EXERCISE DETAILS: Using the material below, print the line that contains "The picture is", the line that contains "plt.rcParams['font.family'] = ['Lato', 'DejaVu", and every line in between, exactly and nothing else.
[Begin COLLECTED DATA]
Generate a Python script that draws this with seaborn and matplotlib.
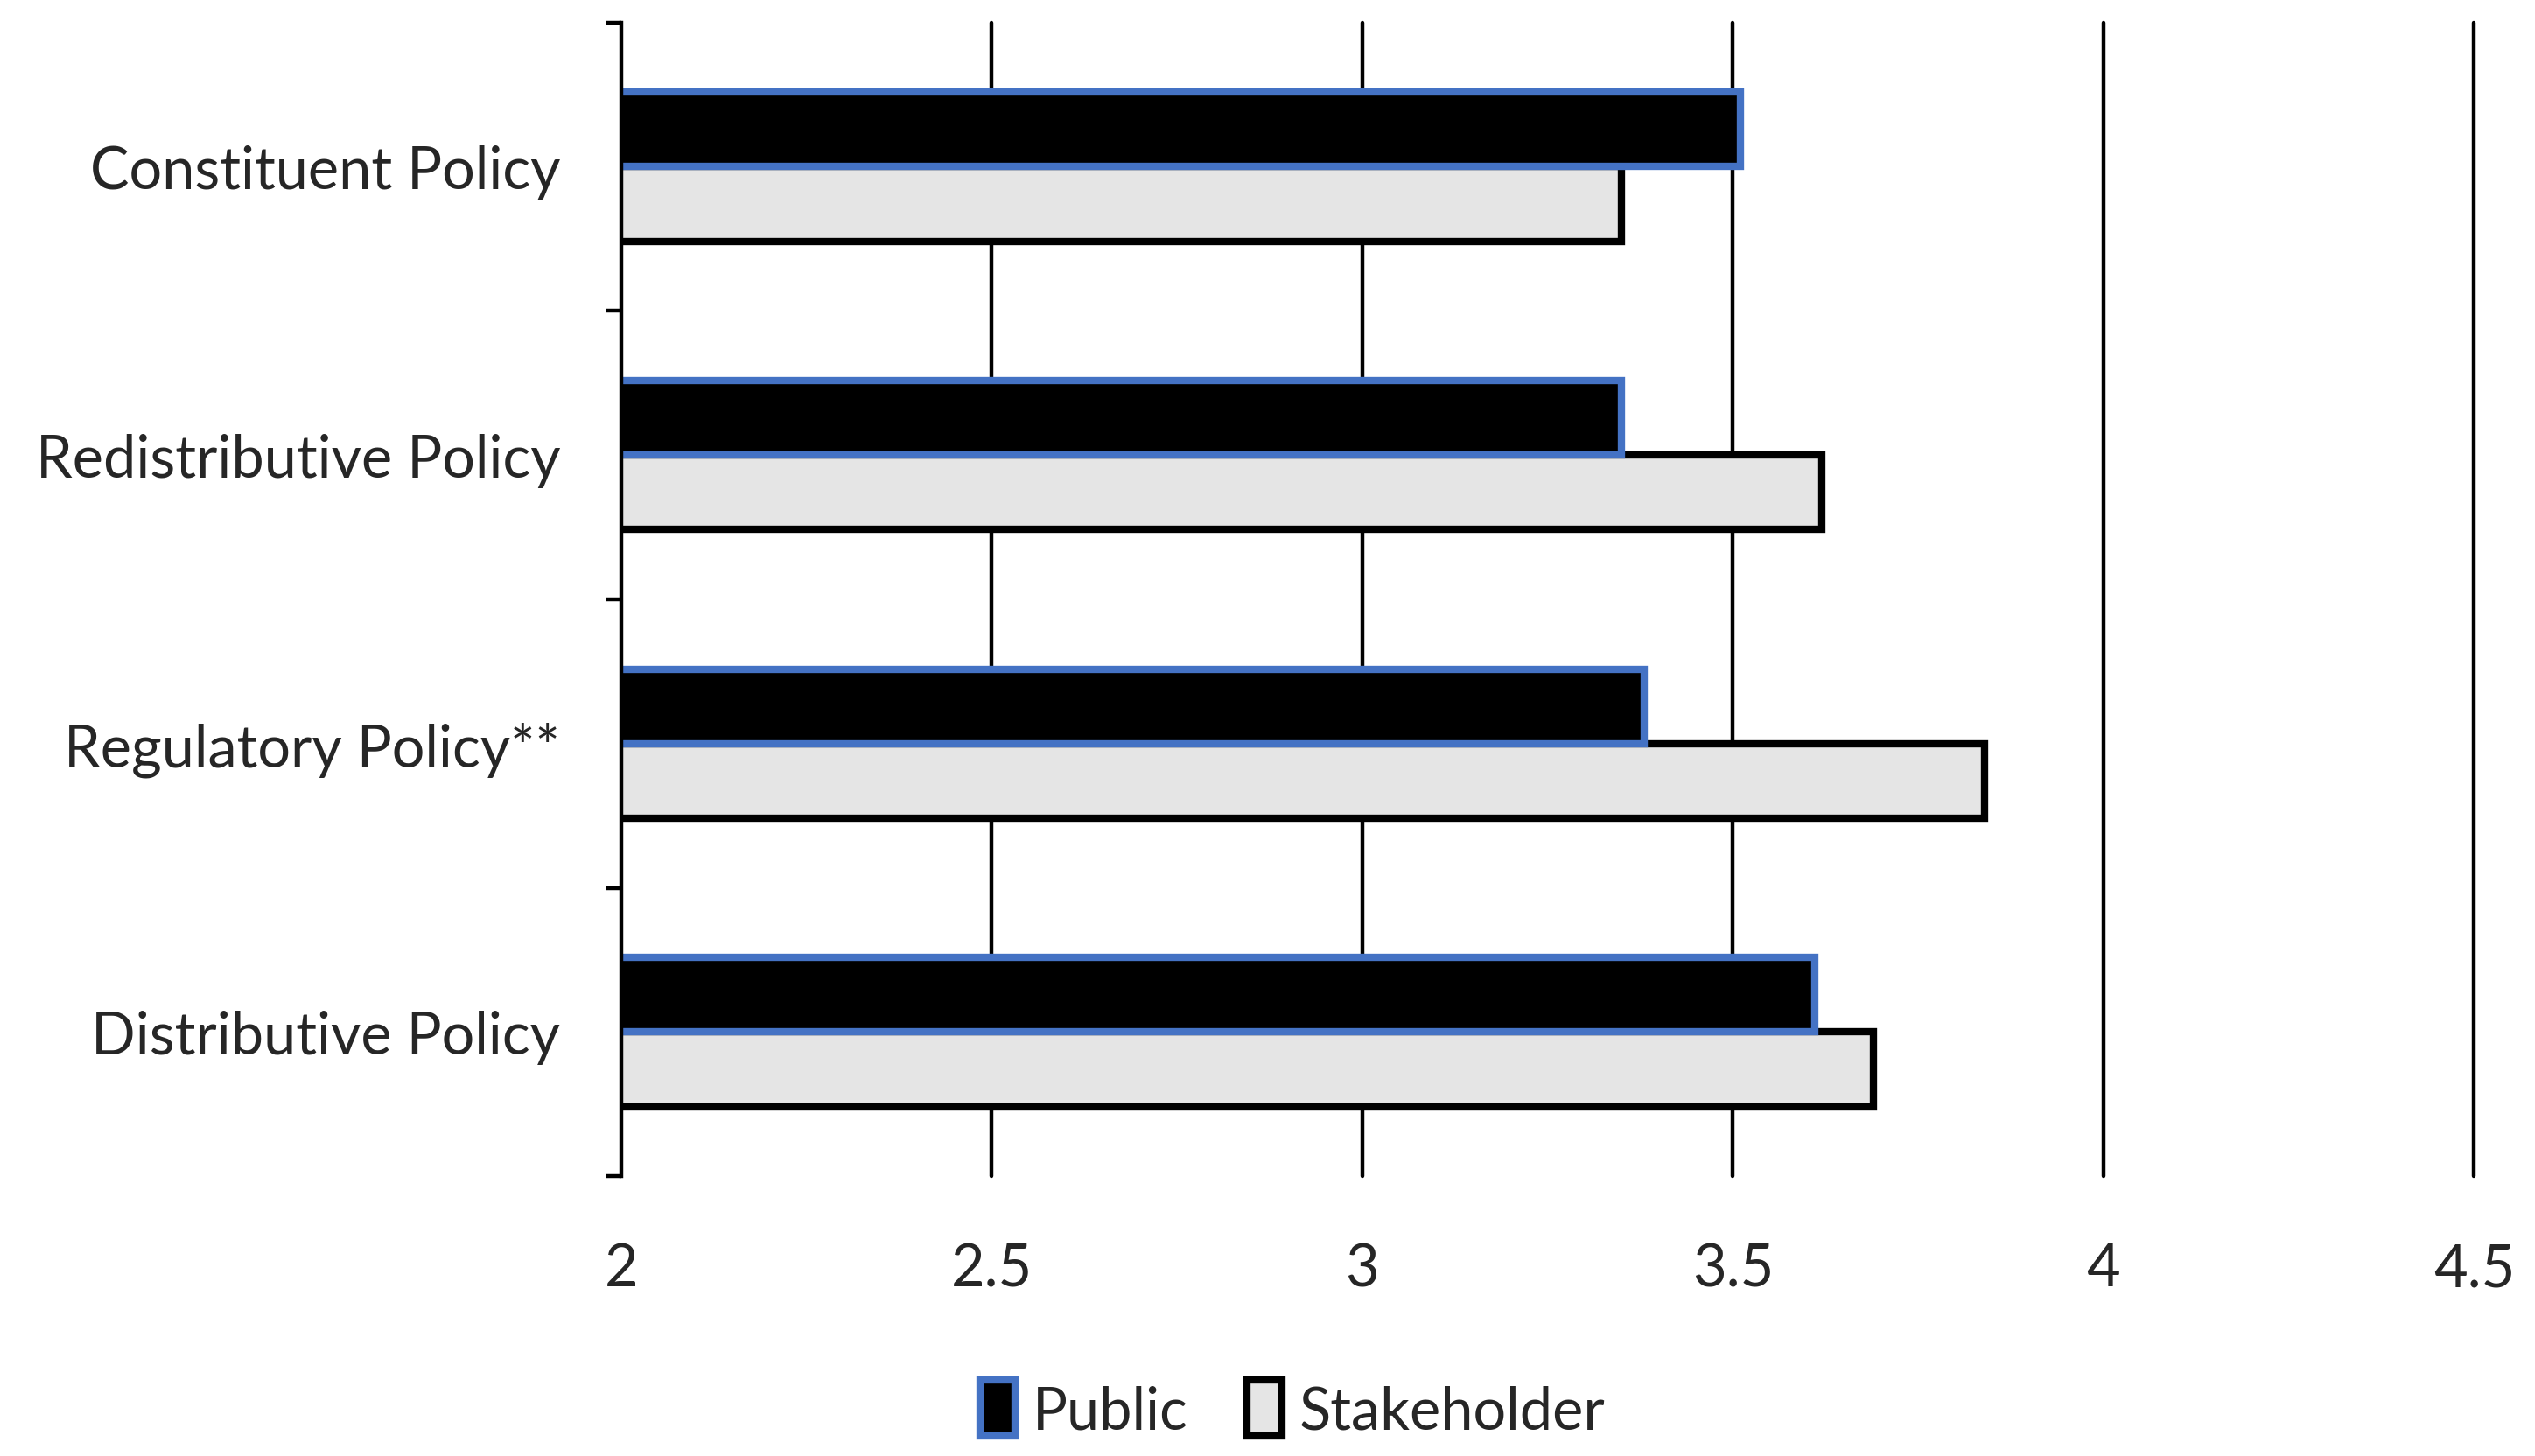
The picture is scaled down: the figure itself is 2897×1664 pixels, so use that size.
import pandas as pd
import matplotlib
matplotlib.use('Agg')
import matplotlib.pyplot as plt
import seaborn as sns
from matplotlib.patches import Patch

# Values
policies = ['Constituent Policy', 'Redistributive Policy', 'Regulatory Policy**', 'Distributive Policy']
public = [3.51, 3.35, 3.38, 3.61]
stakeholder = [3.35, 3.62, 3.84, 3.69]
groups = ['Public', 'Stakeholder']
x_ticks = [2, 2.5, 3, 3.5, 4, 4.5]
x_tick_labels = ['2', '2.5', '3', '3.5', '4', '4.5']

df = pd.DataFrame({
    'policy': policies * 2,
    'score': public + stakeholder,
    'group': ['Public'] * 4 + ['Stakeholder'] * 4,
})

sns.set_theme(style='white')
plt.rcParams['font.family'] = ['Lato', 'DejaVu Sans']

fig = plt.figure(figsize=(14.485, 8.325), dpi=200)
ax = fig.add_axes([0.245, 0.192, 0.731, 0.792])

face_colors = {'Public': '#000000', 'Stakeholder': '#e5e5e5'}
edge_colors = {'Public': '#4472c4', 'Stakeholder': '#000000'}
bar_z = {'Public': 4, 'Stakeholder': 3}

sns.barplot(data=df, y='policy', x='score', hue='group', order=policies,
            hue_order=groups, palette=face_colors, width=0.516, orient='h',
            ax=ax, legend=False, saturation=1)

for container, g in zip(ax.containers, groups):
    for bar in container:
        bar.set_edgecolor(edge_colors[g])
        bar.set_linewidth(3.0)
        bar.set_zorder(bar_z[g])

ax.set_xlim(2, 4.5)
ax.set_ylim(3.5, -0.5)

# vertical gridlines
for v in x_ticks[1:]:
    ax.axvline(v, color='black', linewidth=1.6, zorder=1, clip_on=False)

ax.set_xticks(x_ticks, labels=x_tick_labels)
ax.tick_params(axis='x', length=0, pad=27, labelsize=24)

# category separators as major ticks, labels on minor ticks
ax.set_yticks([-0.5, 0.5, 1.5, 2.5, 3.5], labels=[])
ax.set_yticks(range(len(policies)), labels=policies, minor=True)
ax.tick_params(axis='y', which='major', length=6, width=1.6, color='black', left=True)
ax.tick_params(axis='y', which='minor', length=0, pad=25, labelsize=24)

for s in ['top', 'right', 'bottom']:
    ax.spines[s].set_visible(False)
ax.spines['left'].set_color('black')
ax.spines['left'].set_linewidth(1.6)
ax.spines['left'].set_zorder(5)
ax.set_xlabel('')
ax.set_ylabel('')

handles = [Patch(facecolor=face_colors[g], edgecolor=edge_colors[g], linewidth=3.0, label=g)
           for g in groups]
fig.legend(handles=handles, loc='center', bbox_to_anchor=(0.51, 0.032), ncol=2,
           frameon=False, fontsize=24, handlelength=0.6, handleheight=1.1,
           handletextpad=0.3, columnspacing=1.0)

fig.savefig('out.png', dpi=200)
[End COLLECTED DATA]
EXERCISE SOLUTION:
The picture is scaled down: the figure itself is 2897×1664 pixels, so use that size.
import pandas as pd
import matplotlib
matplotlib.use('Agg')
import matplotlib.pyplot as plt
import seaborn as sns
from matplotlib.patches import Patch

# Values
policies = ['Constituent Policy', 'Redistributive Policy', 'Regulatory Policy**', 'Distributive Policy']
public = [3.51, 3.35, 3.38, 3.61]
stakeholder = [3.35, 3.62, 3.84, 3.69]
groups = ['Public', 'Stakeholder']
x_ticks = [2, 2.5, 3, 3.5, 4, 4.5]
x_tick_labels = ['2', '2.5', '3', '3.5', '4', '4.5']

df = pd.DataFrame({
    'policy': policies * 2,
    'score': public + stakeholder,
    'group': ['Public'] * 4 + ['Stakeholder'] * 4,
})

sns.set_theme(style='white')
plt.rcParams['font.family'] = ['Lato', 'DejaVu Sans']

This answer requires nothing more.